Na całym świecie, w tym w Polsce, zaleca się najpierw zwalczanie gorączki lekami na bazie paracetamolu, a to ze względu na mniejsze niż w przypadku ibuprofenu skutki uboczne. Ibuprofen, zwłaszcza przy długotrwałym stosowaniu, działa toksycznie na nerki i układ krążenia.

W związku z opinią ministra zdrowia Francji na temat tych leków, o opinie sią pytani naukowcy. Ci natomiast nie widzą sensu w podejściu do tematu, jakie przyjął minister.
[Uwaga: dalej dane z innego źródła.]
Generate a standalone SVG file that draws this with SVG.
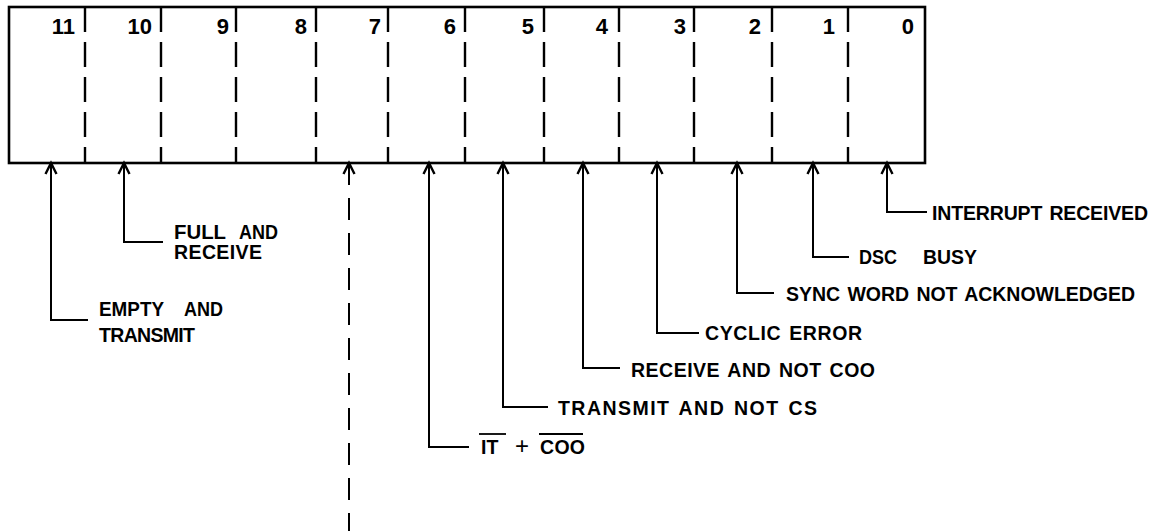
<svg xmlns="http://www.w3.org/2000/svg" width="1157" height="531" viewBox="0 0 1157 531">
<style>
.reg{fill:none;stroke:#000;stroke-width:2.6}
.div{stroke:#000;stroke-width:2.4;stroke-dasharray:25 10}
.num{font-family:"Liberation Sans",Arial,sans-serif;font-size:22px;font-weight:bold;text-anchor:end;fill:#000}
.lbl{font-family:"Liberation Sans",Arial,sans-serif;font-size:19.5px;font-weight:bold;fill:#000}
.con{fill:none;stroke:#000;stroke-width:2;marker-start:url(#ah)}
.dash{stroke-dasharray:22 13}
.bar{stroke:#000;stroke-width:1.8}
</style>
<defs>
<marker id="ah" markerUnits="userSpaceOnUse" markerWidth="14" markerHeight="14" viewBox="-12 -7 14 14" refX="0" refY="0" orient="auto-start-reverse" overflow="visible">
<path d="M-11,-5.5 L0,0 L-11,5.5" fill="none" stroke="#000" stroke-width="2.4"/>
</marker>
</defs>
<rect width="1157" height="531" fill="#fff"/>
<g id="register">
<rect class="reg" x="9" y="7" width="916" height="156"/>
<line class="div" x1="85" y1="7" x2="85" y2="163"/>
<line class="div" x1="161" y1="7" x2="161" y2="163"/>
<line class="div" x1="236" y1="7" x2="236" y2="163"/>
<line class="div" x1="316" y1="7" x2="316" y2="163"/>
<line class="div" x1="388" y1="7" x2="388" y2="163"/>
<line class="div" x1="465" y1="7" x2="465" y2="163"/>
<line class="div" x1="544" y1="7" x2="544" y2="163"/>
<line class="div" x1="619" y1="7" x2="619" y2="163"/>
<line class="div" x1="694" y1="7" x2="694" y2="163"/>
<line class="div" x1="772" y1="7" x2="772" y2="163"/>
<line class="div" x1="848" y1="7" x2="848" y2="163"/>
<g id="bit11"><text class="num" x="75" y="34">11</text></g>
<g id="bit10"><text class="num" x="152" y="34">10</text></g>
<g id="bit9"><text class="num" x="229" y="34">9</text></g>
<g id="bit8"><text class="num" x="307" y="34">8</text></g>
<g id="bit7"><text class="num" x="381" y="34">7</text></g>
<g id="bit6"><text class="num" x="456" y="34">6</text></g>
<g id="bit5"><text class="num" x="534" y="34">5</text></g>
<g id="bit4"><text class="num" x="608" y="34">4</text></g>
<g id="bit3"><text class="num" x="686" y="34">3</text></g>
<g id="bit2"><text class="num" x="761" y="34">2</text></g>
<g id="bit1"><text class="num" x="835" y="34">1</text></g>
<g id="bit0"><text class="num" x="914" y="34">0</text></g>
</g>
<g id="connectors">
<path class="con" d="M51,163 V320 H88"/>
<path class="con" d="M124,163 V242 H163"/>
<path class="con dash" d="M349,163 V531"/>
<path class="con" d="M429,163 V447 H469"/>
<path class="con" d="M503,163 V407 H548"/>
<path class="con" d="M583,163 V368 H620"/>
<path class="con" d="M657,163 V333 H699"/>
<path class="con" d="M737,163 V293 H774"/>
<path class="con" d="M813,163 V257 H849"/>
<path class="con" d="M887,163 V212 H927"/>
</g>
<g id="label-empty-transmit">
<text class="lbl" x="99" y="316"><tspan x="99" textLength="65" lengthAdjust="spacingAndGlyphs">EMPTY</tspan><tspan x="184" textLength="39" lengthAdjust="spacingAndGlyphs">AND</tspan></text>
<text class="lbl" x="99" y="342" textLength="96" lengthAdjust="spacing">TRANSMIT</text>
</g>
<g id="label-full-receive">
<text class="lbl" x="174" y="239"><tspan x="174" textLength="52" lengthAdjust="spacingAndGlyphs">FULL</tspan><tspan x="239" textLength="39" lengthAdjust="spacingAndGlyphs">AND</tspan></text>
<text class="lbl" x="174" y="259" textLength="88" lengthAdjust="spacing">RECEIVE</text>
</g>
<g id="label-it-coo">
<text class="lbl" x="481" y="454"><tspan x="481">IT</tspan><tspan x="515" font-size="24" font-weight="normal">+</tspan><tspan x="540" textLength="45" lengthAdjust="spacing">COO</tspan></text>
<line class="bar" x1="479" y1="434" x2="506" y2="434"/>
<line class="bar" x1="539" y1="434" x2="583" y2="434"/>
</g>
<g id="label-transmit-not-cs">
<text class="lbl" x="558" y="415" textLength="259" lengthAdjust="spacing" word-spacing="2">TRANSMIT AND NOT CS</text>
</g>
<g id="label-receive-not-coo">
<text class="lbl" x="631" y="377" textLength="244" lengthAdjust="spacing" word-spacing="2">RECEIVE AND NOT COO</text>
</g>
<g id="label-cyclic-error">
<text class="lbl" x="705" y="340" textLength="157" lengthAdjust="spacing" word-spacing="2">CYCLIC ERROR</text>
</g>
<g id="label-sync-word">
<text class="lbl" x="786" y="300.5" textLength="349" lengthAdjust="spacing" word-spacing="2">SYNC WORD NOT ACKNOWLEDGED</text>
</g>
<g id="label-dsc-busy">
<text class="lbl" x="859" y="263.5"><tspan x="859" textLength="38" lengthAdjust="spacingAndGlyphs">DSC</tspan><tspan x="923" textLength="54" lengthAdjust="spacingAndGlyphs">BUSY</tspan></text>
</g>
<g id="label-interrupt-received">
<text class="lbl" x="932" y="220" textLength="216" lengthAdjust="spacing" word-spacing="2">INTERRUPT RECEIVED</text>
</g>
</svg>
W dyskusji wymienia się badania kliniczne, w których obserwowano pacjentów cierpiących na inne schorzenia zapalne układu oddechowego. Wynika z nich, że włączenie ibuprofenu w sytuacji pojawienia się komplikacji takich stanów zapalnych dawało raczej negatywny dla poprawy stanu chorego skutek. Medyczne czasopismo „Lancet” opublikowało natomiast artykuł, który podejmuje zagadnienie hipotetycznych przyczyn, z jakich ludzie z nadciśnieniem i cukrzycą mają większą tendencję do powikłań w przebiegu choroby wywołanej nowym koronawirusem. Artykuł stawia hipotezę, że być może, niektóre leki przeciw nadciśnieniu i cukrzycy powodują na powierzchni komórek osób biorących je m.in. podniesienie częstości występowania receptora, z którego korzysta wirus SARS-CoV-2, by wejść do naszych komórek. Również ibuprofen, ze względu na molekularny mechanizm działania, mógłby mieć taki wpływ na „gęstość” ACE2.

Nauka jednak w tych kwestiach opiera się na teoretycznych hipotezach, a w kwestii COVID-19 wie jeszcze nie wiele.

W aplikacji WhatssApp pojawiło się też nagranie, gdzie kobieta mówiła, jakoby w Wiedeńskim Szpitalu Uniwersyteckim ustalono, że ibuprofen niesie ryzyko głębokich powikłań w przypadku COVID-19 i trzeba go ściśle unikać. Wiedeński Szpital Uniwersytecki następnego dnia, a za nim niemieckojęzyczne media, dementowały tego fake newsa.

17 marca Światowa Organizacja Zdrowia podjęła decyzję, by oświadczyć publicznie, że nie rekomenduje korzystania z ibuprofenu w sytuacji epidemii koronawirusa. Decyzję tę WHO oparło na publikacji w „Lancet” i francuskiej rekomendacji. Jednocześnie 18 marca Europejska Agencja ds. Leków ogłosiła, że nie ma przesłanek do takiej rekomendacji.

Głos w całej sprawie zabrał też prezes polskiego Urzędu Rejestracji Produktów Leczniczych, Wyrobów Medycznych i Produktów Biobójczych, który oświadczył, że nie ma naukowych przesłanek do zrezygnowania z terapii ibuprofenem w związku z COVID-19. Jednocześnie zalecił działanie zgodnie z krajowymi wytycznymi, które w większości zalecają paracetamol jako pierwszy wybór w leczeniu gorączki i bólu.

19 marca  WHO wycofała się ze swojej rekomendacji nt. ibuprofenu, zapowiadając wnikliwe obserwowanie sytuacji.

Wiedza medyczna o COVID-19 jest nieugruntowana i codziennie jesteśmy zasypywani przez media różnymi informacjami, które nie są potwierdzonymi faktami, ale badanymi hipotezami. Dlatego należy pamiętać, że korelacje między różnymi zjawiskami nie oznaczają zachodzenia między nimi związków przyczynowo-skutkowych.